Another small milestone today in the process of redistributing federal electoral boundaries in New South Wales and Queensland (NSW is losing a seat, Queensland is gaining one). Objections to the draft boundaries close at 5pm. Queensland’s calendar is slightly ahead; objections there closed two weeks ago.

Australia is a world leader in this field: redistributions are impartial, transparent and exhaustive. First, public suggestions are called for, then people can make comments on the suggestions, then proposed boundaries are released with the commissioners’ reasoning, then objections to the proposals, then comments on the objections. The final determinations are expected to be made in December.

Once upon a time, only political parties and the occasional rogue psephologist took much interest in all this. A redistribution in Queensland in 2003 attracted just 35 objections; the previous year, one in Victoria got 46. But objections have recently become much more numerous. When NSW and Queensland were done together in 2005, Queensland had 189 objections, while NSW had an extraordinary 1,989.

The controversy in NSW last time concerned the proposed abolition of Gwydir, which became the subject of an unprecedented direct-mail campaign. (It was partially successful: the final boundaries kept a seat that was recognisably the old Gwydir, albeit with a different name.) This year, something similar is happening in Queensland: 555 objections have been received, almost all of them objecting to the proposal to transfer some Townsville suburbs from Herbert to Dawson.

National media attention to redistributions almost always focuses on their political implications. This year Labor has done rather well — Antony Green calculates a notional net Labor gain of five seats. But the objections suggest that people on the ground are much more concerned about local representation than about political effects. And that would make sense: history shows that the political implications of redistributions are usually minor and transient: overall swings and the advantages of incumbency easily swamp most boundary changes. Voters change governments, not the commissioners.
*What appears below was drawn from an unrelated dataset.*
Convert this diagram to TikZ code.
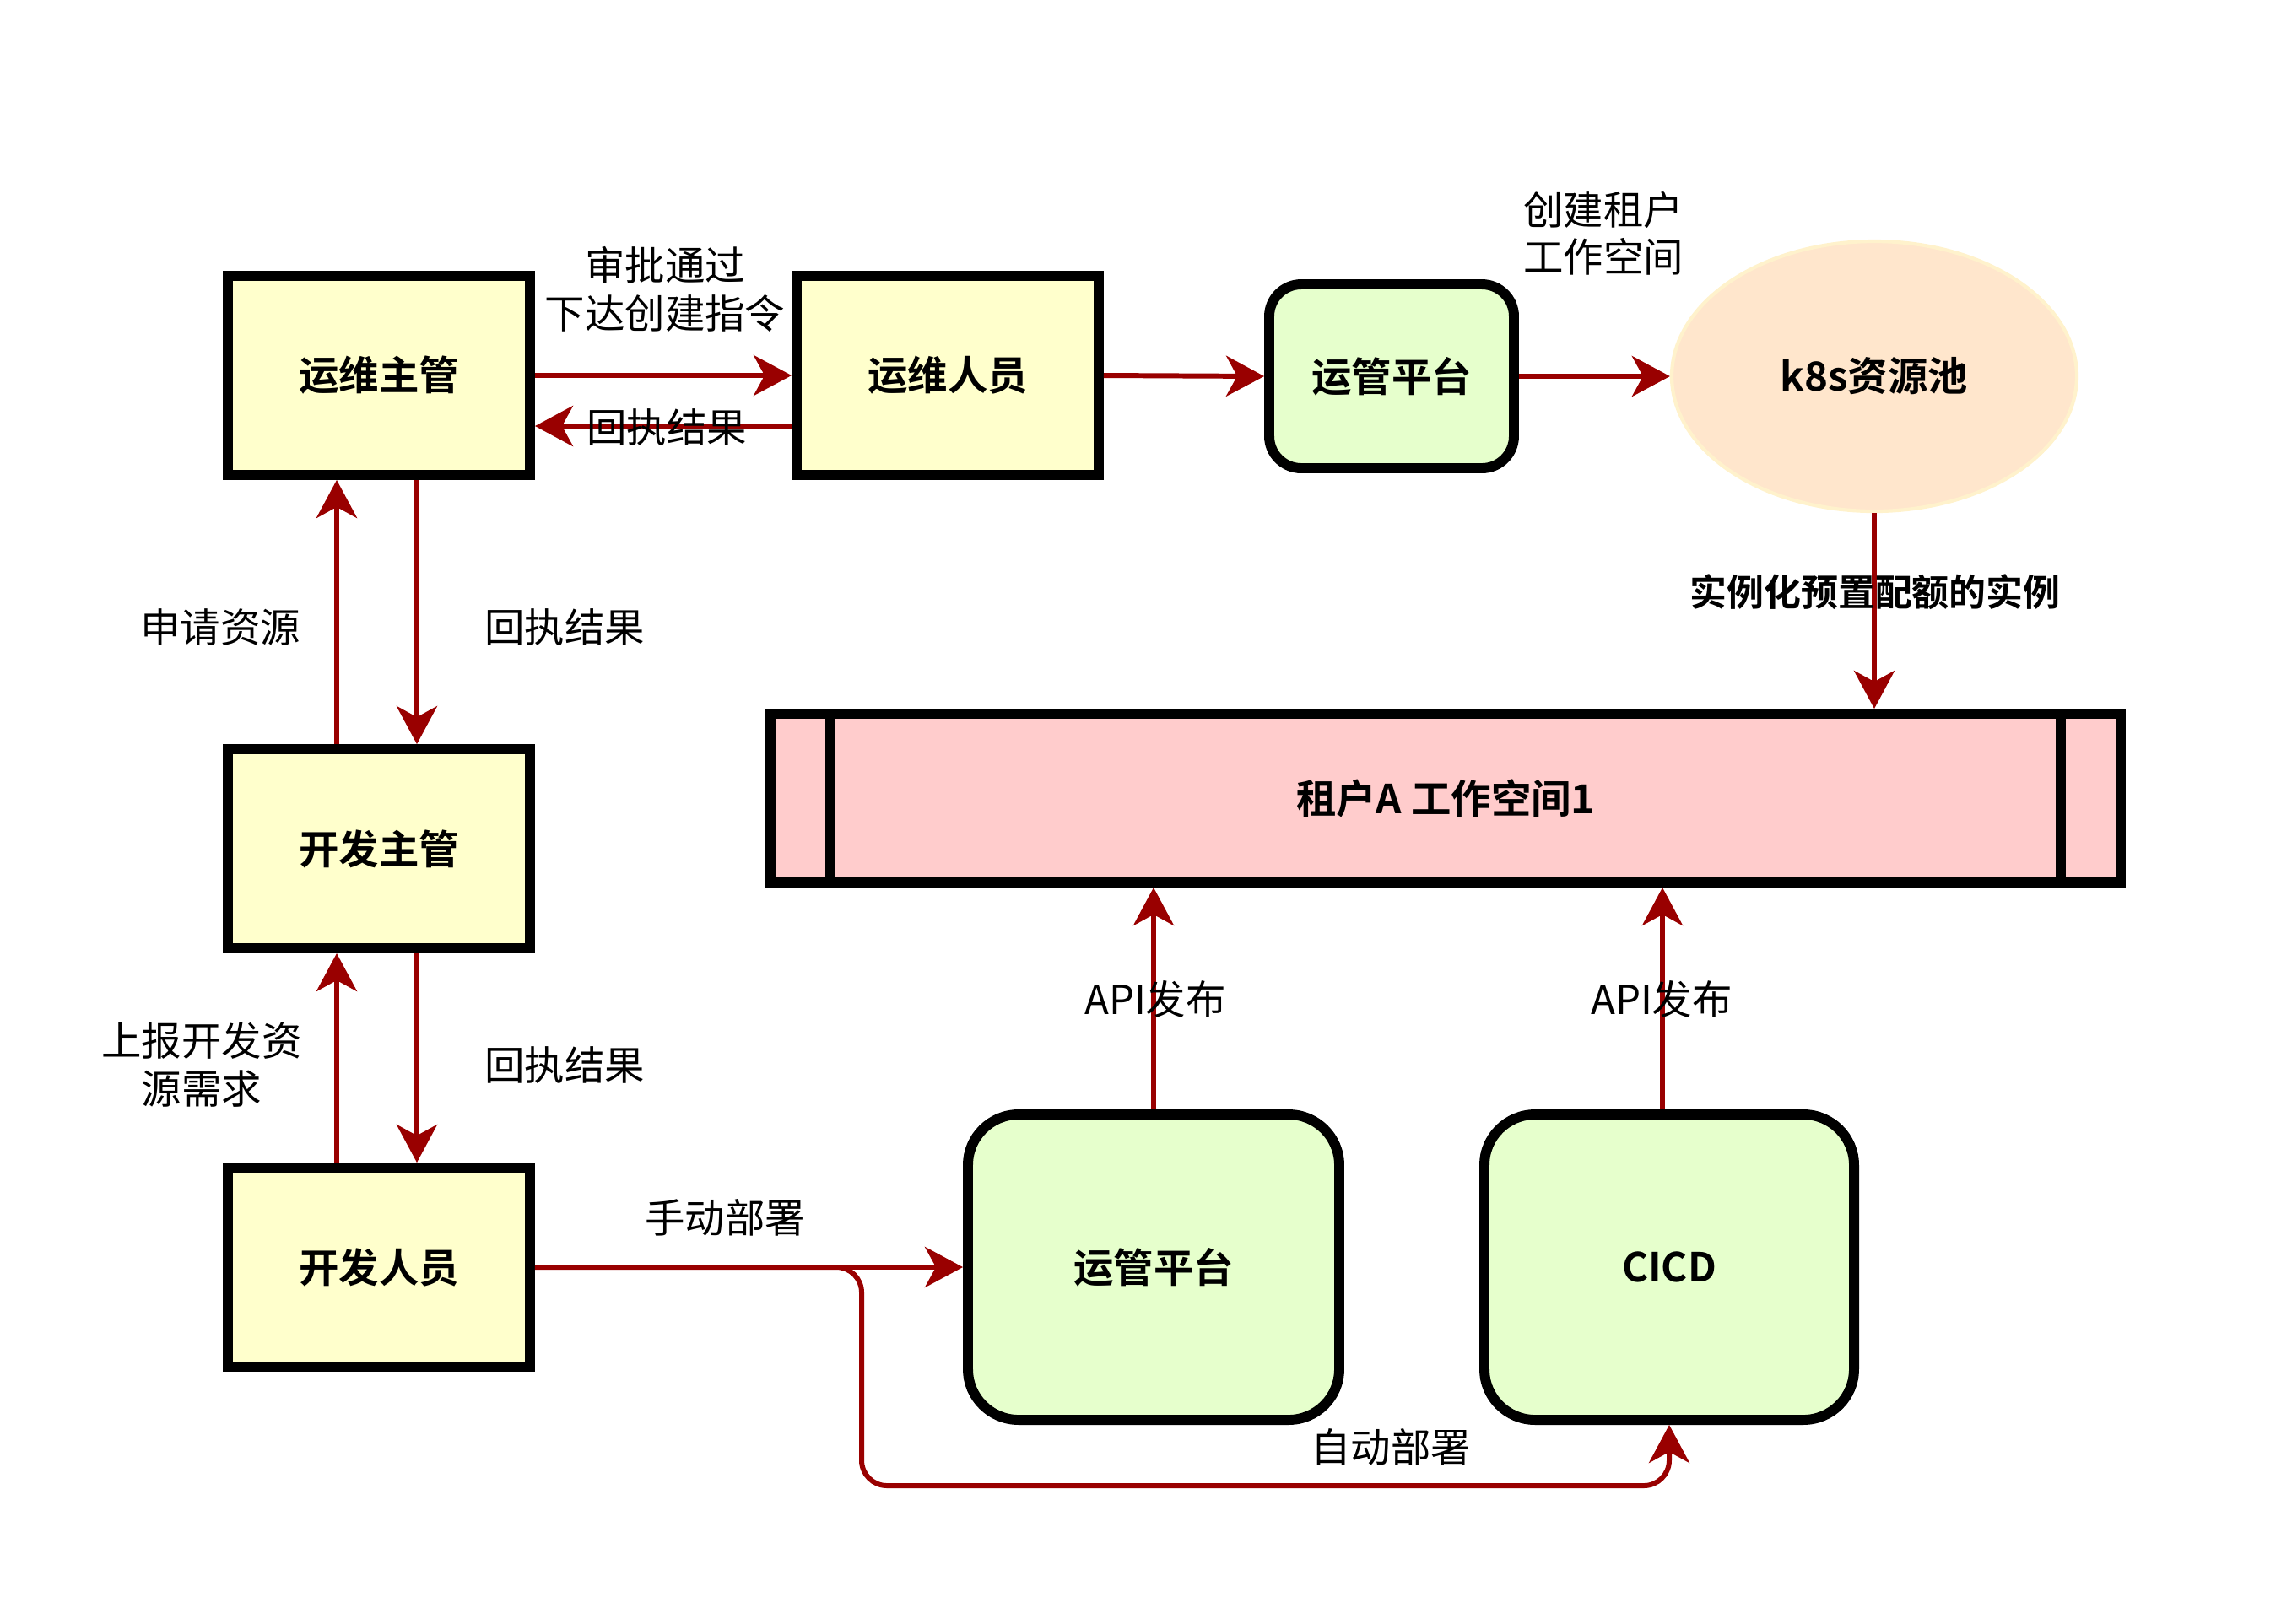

But the local and the political are closely entwined. The Townsville objections, while not without substance (granted that Townsville is now too big to fit in one seat, I still don’t see that it had to be divided among three), are not spontaneous: they have been orchestrated by the local member, Liberal Peter Lindsay. While it would be churlish to suggest that he doesn’t care about the difficulties in representation that his constituents might face, no doubt his main worry is about the political complexion of his seat.

A constant in the process, as evidenced by Gwydir and Herbert, is that changes in rural and regional areas generate far more objections and angst than what happens in the city — whether because people outside the major urban centres have more time on their hands, or because country members depend more on their personal vote and so take time to inform the consituents of what’s going on.

That’s why my guess is that NSW this time — where the commissioners have chosen to abolish an urban seat — will get fewer objections than Queensland, and far fewer than in 2006. But if some disgruntled MP has been working overtime on the form letters, the commissioners may yet get another mountain of paper to deal with.